United States Bankruptcy Court, E.D. Pennsylvania
Mar 17, 2008
Bankruptcy No. 05-10069bf (Bankr. E.D. Pa. Mar. 17, 2008)

Opinion

Bankruptcy No. 05-10069bf.

March 17, 2008


MEMORANDUM


Two motions are presently before me. First, the standing chapter 13 trustee, William C. Miller, Esq., has moved to dismiss this chapter 13 case, pursuant to 11 U.S.C. § 1307(c), due to the debtor's failure to tender all payments required by the terms of her confirmed chapter 13 plan. This motion to dismiss is supported by secured creditor JP Morgan Chase Bank — which creditor holds a first mortgage lien on the debtor's residence, located at 3 Linden Terrace, Philadelphia, Pennsylvania — but dismissal is opposed by the debtor. In addition (perhaps in response to the trustee's motion), the debtor has moved to modify her confirmed plan under section 1329. The debtor's motion to modify is challenged by JP Morgan Chase Bank and the trustee.

A consolidated evidentiary record was made and the following facts were either proven or are the proper subject of judicial notice.

I.

On January 3, 2005, the debtor filed a voluntary bankruptcy petition under chapter 13. This was her second effort at a bankruptcy reorganization, having unsuccessfully sought chapter 13 relief in February 2001. Bankr. No. 01-11526. That earlier case was dismissed on July 23, 2002, upon motion of the trustee, due to the debtor's failure to tender plan payments.

The debtor's confirmation efforts in this second case were initially opposed by JP Morgan Chase Bank as well as the chapter 13 trustee. See Memorandum and Order dated July 7, 2006. On September 5, 2006, the debtor and JP Morgan Chase Bank entered into a stipulation wherein the creditor agreed to withdraw its opposition to confirmation. In return, the debtor promised to cure her post-bankruptcy mortgage delinquency, which was eight months at that time, by February 28, 2007, while also tendering timely all future regular mortgage payments. Ex. M-2.

This agreement apparently satisfied the trustee's concerns. As a result, without opposition, the debtor's proposed third amended chapter 13 plan was confirmed on September 8, 2006. This confirmed plan provided, inter alia, that the debtor would tender to the trustee $270 per month from December 2006 through December 2009. Ex. T-2. It also provided for tender of all regular mortgage payments to JP Morgan Chase Bank (identified as the mortgagee on her residence), while curing the pre-bankruptcy and post-bankruptcy mortgage delinquencies. Id.; see generally 11 U.S.C. § 1322(b)(5). Furthermore, the plan identified secured real estate tax claims held by the City of Philadelphia, but stated that these lien claims would be dealt with by the debtor directly and not be provided for by payments made to the trustee under the plan. Id.
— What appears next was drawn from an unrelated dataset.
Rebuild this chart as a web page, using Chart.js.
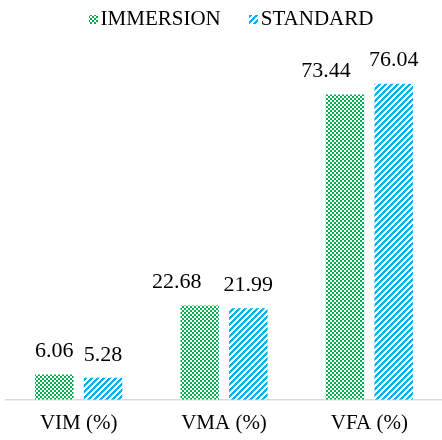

According to the trustee's records, Ex. T-1, the debtor has fallen delinquent in her monthly plan payments of $270. As of February 12, 2008, she was $1,073 in arrears, id., or about four months overdue in payments. At the hearing, the debtor also conceded that she had not tendered any tax payments to the City of Philadelphia. Nor was there evidence that she had entered into any payment agreement with the City.

Furthermore, the debtor has fallen delinquent in her postpetition mortgage payments to JP Morgan Chase Bank. She conceded that she is at least three months in arrears with such payments. The mortgagee asserted that she is delinquent about 10 months. Ex. M-3. The monthly payments are $492.59. Id. JP Morgan Chase Bank offered in evidence a document reflecting its records of mortgage payments received, id.; however, the debtor did not provide copies of her payment receipts, except for the January 2008 tendered payment. Ex. D-1.
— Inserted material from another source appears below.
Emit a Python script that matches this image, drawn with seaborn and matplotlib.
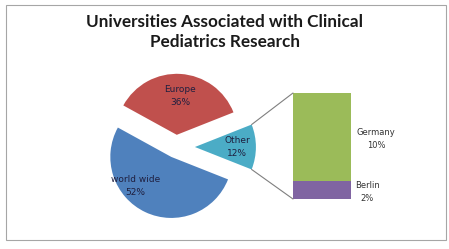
import numpy as np
import pandas as pd
import seaborn as sns
import matplotlib.pyplot as plt
from matplotlib.patches import Rectangle, ConnectionPatch

sns.set_style("white")
plt.rcParams['font.family'] = ['Lato', 'DejaVu Sans']

### data
pie_labels = ['Other', 'Europe', 'world wide']
pie_values = [12, 36, 52]
pie_colors = ['#4BACC6', '#C0504D', '#4F81BD']
pie_explode = [0.31, 0.2, 0.18]

bar_labels = ['Berlin', 'Germany']
bar_values = [2, 10]
bar_colors = ['#8064A2', '#9BBB59']

W, H = 449, 249
fig = plt.figure(figsize=(W / 100, H / 100), dpi=100)

# outer border
fig.patches.append(Rectangle((6 / W, 9 / H), 440 / W, 235 / H, transform=fig.transFigure,
                             fill=False, edgecolor='#a6a6a6', lw=0.8))

fig.text(225 / W, 1 - 32 / H, 'Universities Associated with Clinical\nPediatrics Research',
         ha='center', va='center', fontsize=12.3, fontweight='bold', linespacing=1.35, color='#1a1a1a')

# pie (1 unit = 61 px)
cx, cy, half = 176, 147, 80
ax1 = fig.add_axes([(cx - half) / W, (H - cy - half) / H, 2 * half / W, 2 * half / H])
start = -pie_values[0] / 100 * 360 / 2
wedges, _ = ax1.pie(pie_values, colors=pie_colors, explode=pie_explode, startangle=start,
                    counterclock=True, wedgeprops=dict(linewidth=0))
lim = half / 61
ax1.set_xlim(-lim, lim)
ax1.set_ylim(-lim, lim)
ax1.axis('off')

label_pos = [(1.0, -0.0), (0.066, 0.84), (-0.66, -0.64)]
for lab, val, (x, y) in zip(pie_labels, pie_values, label_pos):
    ax1.text(x, y, f'{lab}\n{val}%', ha='center', va='center', fontsize=6.5,
             color='#1f1f3f', linespacing=1.5, family=['DejaVu Sans'])

# stacked bar
ax2 = fig.add_axes([293 / W, (H - 199) / H, 58 / W, 106 / H])
bottom = 0
for lab, val, col in zip(bar_labels, bar_values, bar_colors):
    ax2.bar(0, val, width=1, bottom=bottom, color=col, linewidth=0)
    bottom += val
ax2.set_xlim(-0.5, 0.5)
ax2.set_ylim(0, sum(bar_values))
ax2.axis('off')

bar_label_pos = [(0.78, 0.8), (0.93, 6.8)]
for lab, val, (x, y) in zip(bar_labels, bar_values, bar_label_pos):
    ax2.text(x, y, f'{lab}\n{val}%', ha='center', va='center', fontsize=6,
             color='#333333', linespacing=1.6, family=['DejaVu Sans'])

# connector lines from the "Other" slice to the bar
theta = np.deg2rad(pie_values[0] / 100 * 360 / 2)
ex = pie_explode[0]
for sgn, yb in [(1, sum(bar_values)), (-1, 0)]:
    con = ConnectionPatch(xyA=(ex + np.cos(theta), sgn * np.sin(theta)), coordsA=ax1.transData,
                          xyB=(-0.5, yb), coordsB=ax2.transData, color='#7f7f7f', lw=0.8)
    fig.add_artist(con)

plt.savefig('out.png', dpi=100)
plt.close()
The debtor is currently employed as a junior architectural designer by Dochora Industrial Enterprises. Ex. M-1. Her present monthly net pay is $1,750. Ex. M-1. Her monthly expenses are estimated to be $1,733.59. Id. The debtor suggested that her failure to tender all required payments stemmed from an ankle injury in early 2007, which injury reduced her employment income, but which has now healed. The debtor also testified that she is employed part-time at a day-care center operated by a friend, for which she is paid $100 per day. Although the debtor's amended Schedules I and J, filed on January 15, 2008, reported that she earns $300 per month from this part-time employment, Ex. M-1, she acknowledged that she only started this day-care assignment in January 2008, and has worked but one day in January and one day in February 2008.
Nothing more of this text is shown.